I can't read that passage now without hearing Teresa Mannion, RTÉ's western reporter, urging him to turn back. All right, Gabriel Conroy doesn't actually set out for Galway that night. In fact, his only journey in The Dead is a short eastward one: from Usher's Island to the Gresham Hotel, where Joyce's classic ending unfurls.

Not the least remarkable thing about the story’s fame is that emanates from a country where snow, and extreme weather generally, is so rare.

But maybe that’s the point. If it were common, it would be harder to be get poetic about it.

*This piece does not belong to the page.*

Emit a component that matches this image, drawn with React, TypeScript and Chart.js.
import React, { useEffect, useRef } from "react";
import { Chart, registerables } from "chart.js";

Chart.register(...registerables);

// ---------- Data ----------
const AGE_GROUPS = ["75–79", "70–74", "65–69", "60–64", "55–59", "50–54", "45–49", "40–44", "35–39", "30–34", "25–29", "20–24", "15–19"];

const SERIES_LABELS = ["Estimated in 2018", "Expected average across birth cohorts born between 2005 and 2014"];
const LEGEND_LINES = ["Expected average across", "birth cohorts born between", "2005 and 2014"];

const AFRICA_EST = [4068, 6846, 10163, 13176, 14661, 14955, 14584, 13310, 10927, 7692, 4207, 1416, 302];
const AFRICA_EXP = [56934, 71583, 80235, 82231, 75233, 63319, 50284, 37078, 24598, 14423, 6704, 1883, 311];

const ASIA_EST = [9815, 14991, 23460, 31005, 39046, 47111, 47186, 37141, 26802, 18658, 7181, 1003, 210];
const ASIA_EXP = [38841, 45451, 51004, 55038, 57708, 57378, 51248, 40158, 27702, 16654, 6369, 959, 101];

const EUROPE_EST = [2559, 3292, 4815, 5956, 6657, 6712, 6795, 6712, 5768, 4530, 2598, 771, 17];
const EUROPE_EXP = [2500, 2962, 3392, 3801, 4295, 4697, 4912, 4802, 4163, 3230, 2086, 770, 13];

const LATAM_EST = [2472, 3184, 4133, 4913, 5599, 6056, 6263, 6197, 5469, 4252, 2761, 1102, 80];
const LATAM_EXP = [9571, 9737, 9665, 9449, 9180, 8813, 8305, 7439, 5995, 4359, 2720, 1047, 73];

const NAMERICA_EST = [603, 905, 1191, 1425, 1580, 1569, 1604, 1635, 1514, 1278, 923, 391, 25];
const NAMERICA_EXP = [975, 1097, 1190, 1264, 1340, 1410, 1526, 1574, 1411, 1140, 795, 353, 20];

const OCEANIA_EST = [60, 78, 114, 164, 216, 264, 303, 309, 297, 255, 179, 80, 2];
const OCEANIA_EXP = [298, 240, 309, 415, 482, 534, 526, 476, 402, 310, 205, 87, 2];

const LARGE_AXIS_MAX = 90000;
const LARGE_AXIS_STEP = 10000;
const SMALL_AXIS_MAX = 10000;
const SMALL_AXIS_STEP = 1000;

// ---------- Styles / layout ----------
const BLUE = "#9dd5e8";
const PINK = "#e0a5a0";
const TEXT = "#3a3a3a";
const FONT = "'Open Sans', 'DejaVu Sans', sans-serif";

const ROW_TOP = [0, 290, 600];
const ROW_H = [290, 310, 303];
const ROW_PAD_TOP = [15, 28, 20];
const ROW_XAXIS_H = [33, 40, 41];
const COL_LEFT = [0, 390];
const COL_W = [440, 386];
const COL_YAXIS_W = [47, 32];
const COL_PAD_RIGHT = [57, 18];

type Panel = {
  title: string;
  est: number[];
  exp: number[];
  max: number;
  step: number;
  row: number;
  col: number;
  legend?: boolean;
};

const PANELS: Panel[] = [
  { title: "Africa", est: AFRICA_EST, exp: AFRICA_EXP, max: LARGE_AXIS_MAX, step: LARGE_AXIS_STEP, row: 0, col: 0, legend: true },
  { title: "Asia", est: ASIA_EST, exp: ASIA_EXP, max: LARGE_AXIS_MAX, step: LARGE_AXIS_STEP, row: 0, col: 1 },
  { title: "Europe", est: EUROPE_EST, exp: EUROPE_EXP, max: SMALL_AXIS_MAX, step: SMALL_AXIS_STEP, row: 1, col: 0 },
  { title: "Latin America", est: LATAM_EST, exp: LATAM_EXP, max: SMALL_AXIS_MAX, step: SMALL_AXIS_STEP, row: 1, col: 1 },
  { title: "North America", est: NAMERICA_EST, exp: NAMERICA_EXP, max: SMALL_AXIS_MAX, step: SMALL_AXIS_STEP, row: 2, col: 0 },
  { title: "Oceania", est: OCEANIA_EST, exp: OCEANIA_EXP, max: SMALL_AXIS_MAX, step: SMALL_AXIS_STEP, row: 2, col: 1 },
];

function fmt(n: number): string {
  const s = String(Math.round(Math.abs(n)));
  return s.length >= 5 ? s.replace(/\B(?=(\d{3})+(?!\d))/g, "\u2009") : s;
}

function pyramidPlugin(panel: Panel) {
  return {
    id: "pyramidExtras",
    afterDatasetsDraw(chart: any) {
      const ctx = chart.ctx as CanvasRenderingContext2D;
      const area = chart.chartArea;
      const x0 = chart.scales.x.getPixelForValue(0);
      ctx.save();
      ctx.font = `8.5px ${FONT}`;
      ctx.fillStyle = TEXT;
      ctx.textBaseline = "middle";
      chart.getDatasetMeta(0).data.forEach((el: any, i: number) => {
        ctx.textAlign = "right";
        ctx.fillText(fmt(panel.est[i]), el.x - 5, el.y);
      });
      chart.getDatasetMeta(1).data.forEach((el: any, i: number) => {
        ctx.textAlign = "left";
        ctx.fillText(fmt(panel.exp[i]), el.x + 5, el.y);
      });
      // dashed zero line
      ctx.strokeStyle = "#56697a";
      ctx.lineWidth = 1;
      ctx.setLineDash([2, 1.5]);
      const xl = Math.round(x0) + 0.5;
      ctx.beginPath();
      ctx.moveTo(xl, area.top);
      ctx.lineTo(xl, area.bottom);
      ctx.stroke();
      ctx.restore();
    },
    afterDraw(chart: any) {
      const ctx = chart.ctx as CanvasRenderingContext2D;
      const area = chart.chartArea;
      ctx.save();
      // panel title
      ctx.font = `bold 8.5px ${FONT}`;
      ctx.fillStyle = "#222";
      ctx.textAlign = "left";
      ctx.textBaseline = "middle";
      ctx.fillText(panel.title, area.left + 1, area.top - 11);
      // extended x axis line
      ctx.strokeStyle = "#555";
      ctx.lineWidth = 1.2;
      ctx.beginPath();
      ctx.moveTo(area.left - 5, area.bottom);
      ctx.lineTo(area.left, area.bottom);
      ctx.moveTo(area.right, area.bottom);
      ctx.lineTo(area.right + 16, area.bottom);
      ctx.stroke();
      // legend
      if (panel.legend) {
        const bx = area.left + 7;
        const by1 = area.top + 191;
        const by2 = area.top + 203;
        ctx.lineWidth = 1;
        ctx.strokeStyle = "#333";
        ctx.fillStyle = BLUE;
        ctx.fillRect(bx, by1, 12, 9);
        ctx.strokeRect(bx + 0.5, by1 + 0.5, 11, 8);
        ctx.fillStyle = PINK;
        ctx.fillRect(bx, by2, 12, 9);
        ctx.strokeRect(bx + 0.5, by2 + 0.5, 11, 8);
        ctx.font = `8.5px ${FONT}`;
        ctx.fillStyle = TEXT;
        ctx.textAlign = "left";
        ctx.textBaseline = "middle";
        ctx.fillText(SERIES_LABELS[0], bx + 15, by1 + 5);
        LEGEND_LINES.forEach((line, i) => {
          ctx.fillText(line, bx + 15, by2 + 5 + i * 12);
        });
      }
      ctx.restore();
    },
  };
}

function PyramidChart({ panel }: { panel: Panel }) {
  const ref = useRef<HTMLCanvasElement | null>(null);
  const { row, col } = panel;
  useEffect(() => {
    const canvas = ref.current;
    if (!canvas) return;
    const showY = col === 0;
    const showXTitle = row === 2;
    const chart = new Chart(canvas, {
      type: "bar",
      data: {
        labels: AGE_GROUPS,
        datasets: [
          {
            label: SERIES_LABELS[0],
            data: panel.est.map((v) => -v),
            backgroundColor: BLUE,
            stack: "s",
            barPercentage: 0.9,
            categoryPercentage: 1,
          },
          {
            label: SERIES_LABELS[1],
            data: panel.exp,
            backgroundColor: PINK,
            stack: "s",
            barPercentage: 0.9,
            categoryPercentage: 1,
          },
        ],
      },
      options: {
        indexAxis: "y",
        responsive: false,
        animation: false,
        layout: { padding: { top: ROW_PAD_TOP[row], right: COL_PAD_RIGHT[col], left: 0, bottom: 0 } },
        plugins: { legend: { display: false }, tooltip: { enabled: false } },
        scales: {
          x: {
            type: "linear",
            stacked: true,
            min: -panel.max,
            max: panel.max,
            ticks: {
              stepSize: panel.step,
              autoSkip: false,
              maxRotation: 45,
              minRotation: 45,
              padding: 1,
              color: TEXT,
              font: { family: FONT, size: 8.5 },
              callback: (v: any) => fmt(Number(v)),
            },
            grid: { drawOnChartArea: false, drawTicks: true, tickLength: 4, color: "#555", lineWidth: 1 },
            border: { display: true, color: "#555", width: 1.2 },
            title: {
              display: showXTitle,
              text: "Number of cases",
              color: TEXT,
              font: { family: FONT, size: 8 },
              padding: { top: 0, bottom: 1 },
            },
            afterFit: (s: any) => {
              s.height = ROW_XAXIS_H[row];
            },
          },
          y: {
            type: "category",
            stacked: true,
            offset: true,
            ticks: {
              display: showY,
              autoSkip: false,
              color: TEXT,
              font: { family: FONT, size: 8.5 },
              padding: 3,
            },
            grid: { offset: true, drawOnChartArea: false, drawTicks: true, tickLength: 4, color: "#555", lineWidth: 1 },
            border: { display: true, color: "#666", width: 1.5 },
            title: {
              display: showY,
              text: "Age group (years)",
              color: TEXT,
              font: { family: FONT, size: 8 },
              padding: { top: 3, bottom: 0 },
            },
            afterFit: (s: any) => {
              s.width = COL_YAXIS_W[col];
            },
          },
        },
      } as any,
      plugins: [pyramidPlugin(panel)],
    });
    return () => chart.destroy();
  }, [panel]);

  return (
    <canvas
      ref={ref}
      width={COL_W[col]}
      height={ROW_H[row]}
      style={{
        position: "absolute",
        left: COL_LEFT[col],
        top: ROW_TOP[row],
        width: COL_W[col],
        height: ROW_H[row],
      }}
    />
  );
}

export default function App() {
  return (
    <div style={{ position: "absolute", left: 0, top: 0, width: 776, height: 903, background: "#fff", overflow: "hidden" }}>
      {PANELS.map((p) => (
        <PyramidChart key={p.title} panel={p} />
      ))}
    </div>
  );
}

As the Beast gripped Ireland this week, I searched my memory (and Google) for a similarly classic, one-paragraph description of snow from Russian literature, where they have so much more raw material. I couldn't find one.

When I think of Siberian weather, in fact, it’s the description by a journalist – albeit from the lyrical end of the spectrum – that sticks in memory.

In his great book Imperium, Ryszard Kapuscinski visited many outposts of the former Soviet Union, including Yakutsk, in Siberia. There, he interviewed a schoolgirl named Tanya, not yet 10, but unable to disguise her feeling of superiority to a man who, although relatively ancient, "seems to have no idea what great cold is".

Great cold in Yakutsk, Tanya explained, involved a “bright, shining mist” hanging in the air in such a way that when people moved through it, they left the shape of their silhouettes.

The humans passed, but their corridors through the mist remained: large ones for men, small for schoolchildren.

In the morning, a "wide, low corridor" with a very straight line meant that Claudia Matveyevna, the school principal, had left for work. No small corridors meant conditions were so extreme school was closed.

The nearest Kapusinski gets to Joyce’s ending here is the bit involving alcohol. “Sometimes one sees a corridor that is very crooked and then abruptly stops,” he wrote. “It means – Tanya lowers her voice – that some drunk was walking, tripped, and fell. In a great cold, drunks frequently freeze to death. Then such a corridor looks like a dead-end street.”